All 4 of these washing stations are owned by Salum. A producer we’ve very closely been working with to improve the quality and consistency since the very beginning of our sourcing project in Burundi. This season is looking to be another success year with more clean and intense profiles.

It’s always exciting to follow these lots from start to finish, cupping in origin with very early type samples straight from the drying beds to PSS in our Oslo lab, they’ve been gaining character and complexity. So we’re excited to start cupping the arrivals to find out how they’ve opened up and gained more character.

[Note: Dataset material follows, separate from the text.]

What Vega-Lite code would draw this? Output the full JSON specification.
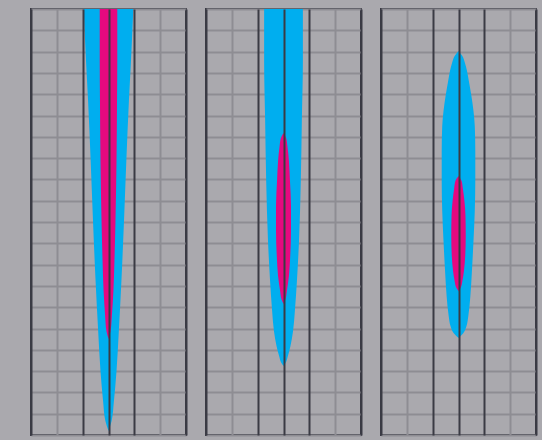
{
  "$schema": "https://vega.github.io/schema/vega-lite/v6.json",
  "background": "#aaa9ae",
  "padding": {"left": 30, "top": 8, "right": 5, "bottom": 5},
  "config": {
    "view": {"stroke": "#3a3b44", "strokeWidth": 2, "fill": "#aaa9ae"},
    "facet": {"spacing": 18}
  },
  "data": {
    "values": [
      {"p": 1, "s": "b", "d": 0, "lo": -0.96, "hi": 0.96},
      {"p": 1, "s": "b", "d": 2.44, "lo": -0.87, "hi": 0.87},
      {"p": 1, "s": "b", "d": 4.32, "lo": -0.79, "hi": 0.79},
      {"p": 1, "s": "b", "d": 7.14, "lo": -0.69, "hi": 0.69},
      {"p": 1, "s": "b", "d": 9.95, "lo": -0.6, "hi": 0.6},
      {"p": 1, "s": "b", "d": 12.77, "lo": -0.5, "hi": 0.5},
      {"p": 1, "s": "b", "d": 15.12, "lo": -0.4, "hi": 0.4},
      {"p": 1, "s": "b", "d": 17.0, "lo": -0.31, "hi": 0.31},
      {"p": 1, "s": "b", "d": 18.4, "lo": -0.21, "hi": 0.21},
      {"p": 1, "s": "b", "d": 19.34, "lo": -0.12, "hi": 0.12},
      {"p": 1, "s": "b", "d": 19.81, "lo": 0, "hi": 0},
      {"p": 1, "s": "m", "d": 0, "lo": -0.34, "hi": 0.34},
      {"p": 1, "s": "m", "d": 2.44, "lo": -0.34, "hi": 0.34},
      {"p": 1, "s": "m", "d": 4.32, "lo": -0.33, "hi": 0.33},
      {"p": 1, "s": "m", "d": 7.14, "lo": -0.31, "hi": 0.31},
      {"p": 1, "s": "m", "d": 9.95, "lo": -0.27, "hi": 0.27},
      {"p": 1, "s": "m", "d": 11.83, "lo": -0.23, "hi": 0.23},
      {"p": 1, "s": "m", "d": 13.24, "lo": -0.19, "hi": 0.19},
      {"p": 1, "s": "m", "d": 14.41, "lo": -0.13, "hi": 0.13},
      {"p": 1, "s": "m", "d": 15.12, "lo": -0.08, "hi": 0.08},
      {"p": 1, "s": "m", "d": 15.49, "lo": 0, "hi": 0},
      {"p": 2, "s": "b", "d": 0, "lo": -0.75, "hi": 0.75},
      {"p": 2, "s": "b", "d": 2.44, "lo": -0.75, "hi": 0.75},
      {"p": 2, "s": "b", "d": 5.26, "lo": -0.71, "hi": 0.71},
      {"p": 2, "s": "b", "d": 8.08, "lo": -0.67, "hi": 0.67},
      {"p": 2, "s": "b", "d": 10.89, "lo": -0.6, "hi": 0.6},
      {"p": 2, "s": "b", "d": 12.77, "lo": -0.52, "hi": 0.52},
      {"p": 2, "s": "b", "d": 14.18, "lo": -0.44, "hi": 0.44},
      {"p": 2, "s": "b", "d": 15.12, "lo": -0.37, "hi": 0.37},
      {"p": 2, "s": "b", "d": 15.82, "lo": -0.27, "hi": 0.27},
      {"p": 2, "s": "b", "d": 16.29, "lo": -0.17, "hi": 0.17},
      {"p": 2, "s": "b", "d": 16.62, "lo": -0.08, "hi": 0.08},
      {"p": 2, "s": "b", "d": 16.76, "lo": 0, "hi": 0},
      {"p": 2, "s": "m", "d": 5.82, "lo": 0, "hi": 0},
      {"p": 2, "s": "m", "d": 6.06, "lo": -0.1, "hi": 0.1},
      {"p": 2, "s": "m", "d": 6.43, "lo": -0.15, "hi": 0.15},
      {"p": 2, "s": "m", "d": 7.14, "lo": -0.21, "hi": 0.21},
      {"p": 2, "s": "m", "d": 8.08, "lo": -0.25, "hi": 0.25},
      {"p": 2, "s": "m", "d": 9.25, "lo": -0.29, "hi": 0.29},
      {"p": 2, "s": "m", "d": 10.42, "lo": -0.29, "hi": 0.29},
      {"p": 2, "s": "m", "d": 11.6, "lo": -0.26, "hi": 0.26},
      {"p": 2, "s": "m", "d": 12.54, "lo": -0.21, "hi": 0.21},
      {"p": 2, "s": "m", "d": 13.24, "lo": -0.13, "hi": 0.13},
      {"p": 2, "s": "m", "d": 13.62, "lo": -0.08, "hi": 0.08},
      {"p": 2, "s": "m", "d": 13.85, "lo": 0, "hi": 0},
      {"p": 3, "s": "b", "d": 1.97, "lo": 0, "hi": 0},
      {"p": 3, "s": "b", "d": 2.21, "lo": -0.15, "hi": 0.15},
      {"p": 3, "s": "b", "d": 2.54, "lo": -0.25, "hi": 0.25},
      {"p": 3, "s": "b", "d": 2.91, "lo": -0.33, "hi": 0.33},
      {"p": 3, "s": "b", "d": 3.38, "lo": -0.4, "hi": 0.4},
      {"p": 3, "s": "b", "d": 4.08, "lo": -0.5, "hi": 0.5},
      {"p": 3, "s": "b", "d": 4.79, "lo": -0.58, "hi": 0.58},
      {"p": 3, "s": "b", "d": 5.49, "lo": -0.63, "hi": 0.63},
      {"p": 3, "s": "b", "d": 6.67, "lo": -0.65, "hi": 0.65},
      {"p": 3, "s": "b", "d": 8.08, "lo": -0.65, "hi": 0.65},
      {"p": 3, "s": "b", "d": 9.48, "lo": -0.63, "hi": 0.63},
      {"p": 3, "s": "b", "d": 10.89, "lo": -0.58, "hi": 0.58},
      {"p": 3, "s": "b", "d": 12.3, "lo": -0.52, "hi": 0.52},
      {"p": 3, "s": "b", "d": 13.47, "lo": -0.46, "hi": 0.46},
      {"p": 3, "s": "b", "d": 14.41, "lo": -0.38, "hi": 0.38},
      {"p": 3, "s": "b", "d": 14.88, "lo": -0.31, "hi": 0.31},
      {"p": 3, "s": "b", "d": 15.21, "lo": -0.19, "hi": 0.19},
      {"p": 3, "s": "b", "d": 15.45, "lo": 0, "hi": 0},
      {"p": 3, "s": "m", "d": 7.84, "lo": 0, "hi": 0},
      {"p": 3, "s": "m", "d": 8.08, "lo": -0.12, "hi": 0.12},
      {"p": 3, "s": "m", "d": 8.45, "lo": -0.17, "hi": 0.17},
      {"p": 3, "s": "m", "d": 9.01, "lo": -0.23, "hi": 0.23},
      {"p": 3, "s": "m", "d": 9.72, "lo": -0.27, "hi": 0.27},
      {"p": 3, "s": "m", "d": 10.66, "lo": -0.28, "hi": 0.28},
      {"p": 3, "s": "m", "d": 11.6, "lo": -0.26, "hi": 0.26},
      {"p": 3, "s": "m", "d": 12.3, "lo": -0.21, "hi": 0.21},
      {"p": 3, "s": "m", "d": 12.77, "lo": -0.15, "hi": 0.15},
      {"p": 3, "s": "m", "d": 13.1, "lo": -0.08, "hi": 0.08},
      {"p": 3, "s": "m", "d": 13.24, "lo": 0, "hi": 0}
    ]
  },
  "facet": {
    "column": {"field": "p", "type": "ordinal", "header": {"title": null, "labels": false, "labelPadding": 0, "titlePadding": 0}}
  },
  "spec": {
    "width": 155,
    "height": 426,
    "encoding": {
      "y": {
        "field": "d", "type": "quantitative",
        "scale": {"domain": [0, 20], "reverse": true, "nice": false, "zero": false},
        "axis": {
          "title": null, "labels": false, "ticks": false, "domain": false,
          "values": [0, 1, 2, 3, 4, 5, 6, 7, 8, 9, 10, 11, 12, 13, 14, 15, 16, 17, 18, 19, 20],
          "grid": true, "gridColor": "#8e8d93", "gridWidth": 2, "gridOpacity": 1, "zindex": 0
        }
      },
      "x": {
        "field": "lo", "type": "quantitative",
        "scale": {"domain": [-3, 3], "nice": false, "zero": false},
        "axis": {
          "title": null, "labels": false, "ticks": false, "domain": false,
          "values": [-3, -2, -1, 0, 1, 2, 3],
          "grid": true, "gridWidth": 2, "gridOpacity": 1, "zindex": 1,
          "gridColor": {"condition": {"test": "datum.value == -2 || datum.value == 2", "value": "#8e8d93"}, "value": "#3a3b44"}
        }
      },
      "x2": {"field": "hi"}
    },
    "layer": [
      {
        "transform": [{"filter": "datum.s == 'b'"}],
        "mark": {"type": "area", "orient": "horizontal", "interpolate": "monotone", "color": "#00aeef", "opacity": 1}
      },
      {
        "transform": [{"filter": "datum.s == 'm'"}],
        "mark": {"type": "area", "orient": "horizontal", "interpolate": "monotone", "color": "#e5097f", "opacity": 1}
      }
    ]
  }
}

Our first natural & honey projects coming out from Burundi and we’re pretty damn proud of them.
They’re tasting great and distinct – with super sweet fudgy, floral, tropical notes and clarity – and there’s 1 lot with a couple bags left on this first container.
If you missed out on Ethiopian naturals because they also went crazy fast we can vouch for these, they’ll bring some funk and color to your menu.

Natural protocol:

Protocols for their naturals have improved a lot over the past few years. They are making naturals when they see that they have great cherry quality coming in and when enough capacity on the tables is available to do it properly (since it takes longer to get them down to the same moisture level).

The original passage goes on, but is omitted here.